> _GOAL_
Transcribe each line of the material as it is, and drop any picture.
▬▬▬▬▬▬
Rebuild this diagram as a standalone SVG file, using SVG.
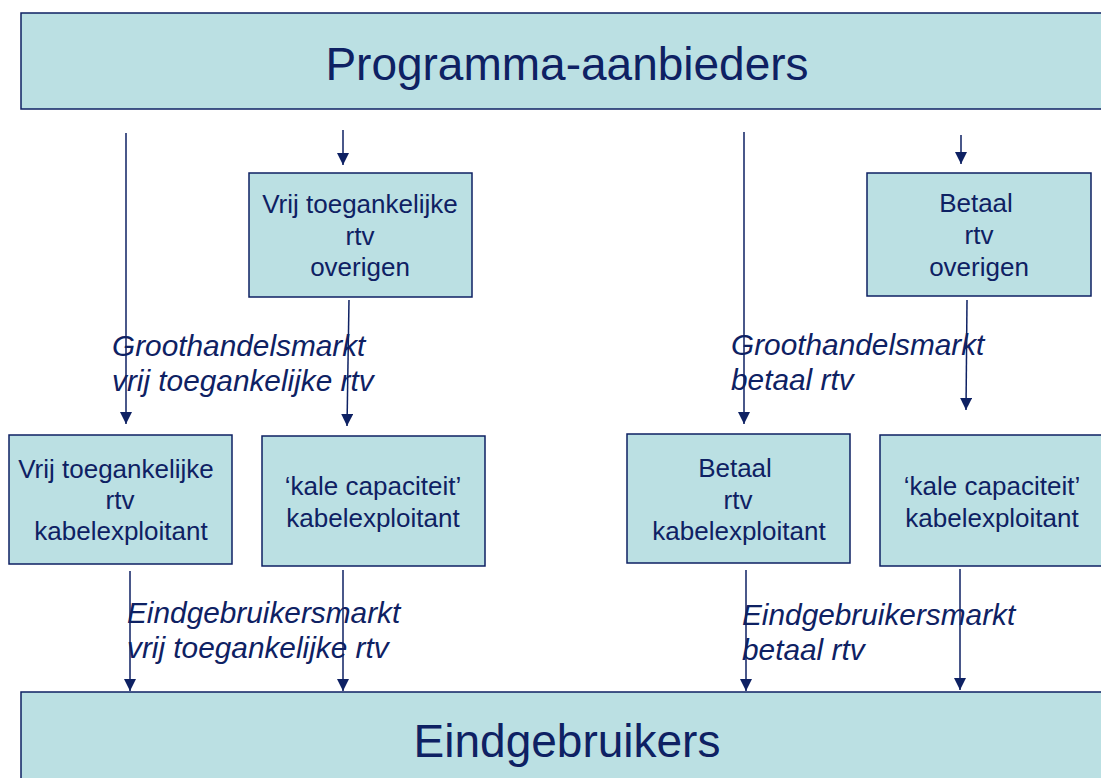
<svg xmlns="http://www.w3.org/2000/svg" width="1101" height="778" viewBox="0 0 1101 778">
<style>
.box{fill:#BBE0E3;stroke:#0E2163;stroke-width:1.5}
.t{font-family:"Liberation Sans",Arial,sans-serif;fill:#0E2163;text-anchor:middle}
.bt{font-size:26px}
.big{font-size:46px}
.lab{font-family:"Liberation Sans",Arial,sans-serif;fill:#0E2163;font-size:29.8px;font-style:italic}
.ln{stroke:#0E2163;stroke-width:1.5;fill:none;marker-end:url(#ah)}
</style>
<defs>
<marker id="ah" viewBox="0 0 12 12" refX="12" refY="6" markerWidth="12" markerHeight="12" markerUnits="userSpaceOnUse" orient="auto">
<path d="M0,0 L12,6 L0,12 z" fill="#0E2163"/>
</marker>
</defs>
<rect width="1101" height="778" fill="#fff"/>
<g id="connectors">
<line class="ln" x1="126" y1="133" x2="126" y2="424"/>
<line class="ln" x1="343" y1="130" x2="343" y2="165"/>
<line class="ln" x1="349" y1="300" x2="347" y2="426"/>
<line class="ln" x1="744" y1="132" x2="744" y2="424"/>
<line class="ln" x1="961" y1="135" x2="961" y2="164"/>
<line class="ln" x1="967" y1="300" x2="966" y2="410"/>
<line class="ln" x1="130" y1="571" x2="130" y2="691"/>
<line class="ln" x1="343" y1="570" x2="343" y2="691"/>
<line class="ln" x1="746" y1="570" x2="746" y2="691"/>
<line class="ln" x1="960" y1="569" x2="960" y2="690"/>
</g>
<g id="programma-aanbieders">
<rect class="box" x="21" y="13" width="1090" height="96"/>
<text class="t big" x="567" y="80">Programma-aanbieders</text>
</g>
<g id="vrij-overigen">
<rect class="box" x="249" y="173" width="223" height="124"/>
<text class="t bt" x="360" y="213">Vrij toegankelijke</text>
<text class="t bt" x="360" y="245">rtv</text>
<text class="t bt" x="360" y="276">overigen</text>
</g>
<g id="betaal-overigen">
<rect class="box" x="867" y="173" width="224" height="123"/>
<text class="t bt" x="976" y="212">Betaal</text>
<text class="t bt" x="979" y="244">rtv</text>
<text class="t bt" x="979" y="276">overigen</text>
</g>
<g id="vrij-kabel">
<rect class="box" x="9" y="435" width="223" height="129"/>
<text class="t bt" x="116" y="478">Vrij toegankelijke</text>
<text class="t bt" x="120" y="509">rtv</text>
<text class="t bt" x="121" y="540">kabelexploitant</text>
</g>
<g id="kale-1">
<rect class="box" x="262" y="436" width="223" height="130"/>
<text class="t bt" x="373" y="495">‘kale capaciteit’</text>
<text class="t bt" x="373" y="527">kabelexploitant</text>
</g>
<g id="betaal-kabel">
<rect class="box" x="627" y="434" width="223" height="129"/>
<text class="t bt" x="735" y="477">Betaal</text>
<text class="t bt" x="738" y="509">rtv</text>
<text class="t bt" x="739" y="540">kabelexploitant</text>
</g>
<g id="kale-2">
<rect class="box" x="880" y="435" width="230" height="131"/>
<text class="t bt" x="992" y="495">‘kale capaciteit’</text>
<text class="t bt" x="992" y="527">kabelexploitant</text>
</g>
<g id="eindgebruikers">
<rect class="box" x="21" y="692" width="1090" height="100"/>
<text class="t big" x="567" y="757">Eindgebruikers</text>
</g>
<g id="labels">
<text class="lab" x="112" y="356">Groothandelsmarkt</text>
<text class="lab" x="112" y="391">vrij toegankelijke rtv</text>
<text class="lab" x="731" y="355">Groothandelsmarkt</text>
<text class="lab" x="731" y="390">betaal rtv</text>
<text class="lab" x="127" y="623">Eindgebruikersmarkt</text>
<text class="lab" x="127" y="658">vrij toegankelijke rtv</text>
<text class="lab" x="742" y="625">Eindgebruikersmarkt</text>
<text class="lab" x="742" y="660">betaal rtv</text>
</g>
</svg>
▬▬▬▬▬▬
> _EXERCISE ANSWER_
Rebuild this diagram as a standalone SVG file, using SVG.
<svg xmlns="http://www.w3.org/2000/svg" width="1101" height="778" viewBox="0 0 1101 778">
<style>
.box{fill:#BBE0E3;stroke:#0E2163;stroke-width:1.5}
.t{font-family:"Liberation Sans",Arial,sans-serif;fill:#0E2163;text-anchor:middle}
.bt{font-size:26px}
.big{font-size:46px}
.lab{font-family:"Liberation Sans",Arial,sans-serif;fill:#0E2163;font-size:29.8px;font-style:italic}
.ln{stroke:#0E2163;stroke-width:1.5;fill:none;marker-end:url(#ah)}
</style>
<defs>
<marker id="ah" viewBox="0 0 12 12" refX="12" refY="6" markerWidth="12" markerHeight="12" markerUnits="userSpaceOnUse" orient="auto">
<path d="M0,0 L12,6 L0,12 z" fill="#0E2163"/>
</marker>
</defs>
<rect width="1101" height="778" fill="#fff"/>
<g id="connectors">
<line class="ln" x1="126" y1="133" x2="126" y2="424"/>
<line class="ln" x1="343" y1="130" x2="343" y2="165"/>
<line class="ln" x1="349" y1="300" x2="347" y2="426"/>
<line class="ln" x1="744" y1="132" x2="744" y2="424"/>
<line class="ln" x1="961" y1="135" x2="961" y2="164"/>
<line class="ln" x1="967" y1="300" x2="966" y2="410"/>
<line class="ln" x1="130" y1="571" x2="130" y2="691"/>
<line class="ln" x1="343" y1="570" x2="343" y2="691"/>
<line class="ln" x1="746" y1="570" x2="746" y2="691"/>
<line class="ln" x1="960" y1="569" x2="960" y2="690"/>
</g>
<g id="programma-aanbieders">
<rect class="box" x="21" y="13" width="1090" height="96"/>
<text class="t big" x="567" y="80">Programma-aanbieders</text>
</g>
<g id="vrij-overigen">
<rect class="box" x="249" y="173" width="223" height="124"/>
<text class="t bt" x="360" y="213">Vrij toegankelijke</text>
<text class="t bt" x="360" y="245">rtv</text>
<text class="t bt" x="360" y="276">overigen</text>
</g>
<g id="betaal-overigen">
<rect class="box" x="867" y="173" width="224" height="123"/>
<text class="t bt" x="976" y="212">Betaal</text>
<text class="t bt" x="979" y="244">rtv</text>
<text class="t bt" x="979" y="276">overigen</text>
</g>
<g id="vrij-kabel">
<rect class="box" x="9" y="435" width="223" height="129"/>
<text class="t bt" x="116" y="478">Vrij toegankelijke</text>
<text class="t bt" x="120" y="509">rtv</text>
<text class="t bt" x="121" y="540">kabelexploitant</text>
</g>
<g id="kale-1">
<rect class="box" x="262" y="436" width="223" height="130"/>
<text class="t bt" x="373" y="495">‘kale capaciteit’</text>
<text class="t bt" x="373" y="527">kabelexploitant</text>
</g>
<g id="betaal-kabel">
<rect class="box" x="627" y="434" width="223" height="129"/>
<text class="t bt" x="735" y="477">Betaal</text>
<text class="t bt" x="738" y="509">rtv</text>
<text class="t bt" x="739" y="540">kabelexploitant</text>
</g>
<g id="kale-2">
<rect class="box" x="880" y="435" width="230" height="131"/>
<text class="t bt" x="992" y="495">‘kale capaciteit’</text>
<text class="t bt" x="992" y="527">kabelexploitant</text>
</g>
<g id="eindgebruikers">
<rect class="box" x="21" y="692" width="1090" height="100"/>
<text class="t big" x="567" y="757">Eindgebruikers</text>
</g>
<g id="labels">
<text class="lab" x="112" y="356">Groothandelsmarkt</text>
<text class="lab" x="112" y="391">vrij toegankelijke rtv</text>
<text class="lab" x="731" y="355">Groothandelsmarkt</text>
<text class="lab" x="731" y="390">betaal rtv</text>
<text class="lab" x="127" y="623">Eindgebruikersmarkt</text>
<text class="lab" x="127" y="658">vrij toegankelijke rtv</text>
<text class="lab" x="742" y="625">Eindgebruikersmarkt</text>
<text class="lab" x="742" y="660">betaal rtv</text>
</g>
</svg>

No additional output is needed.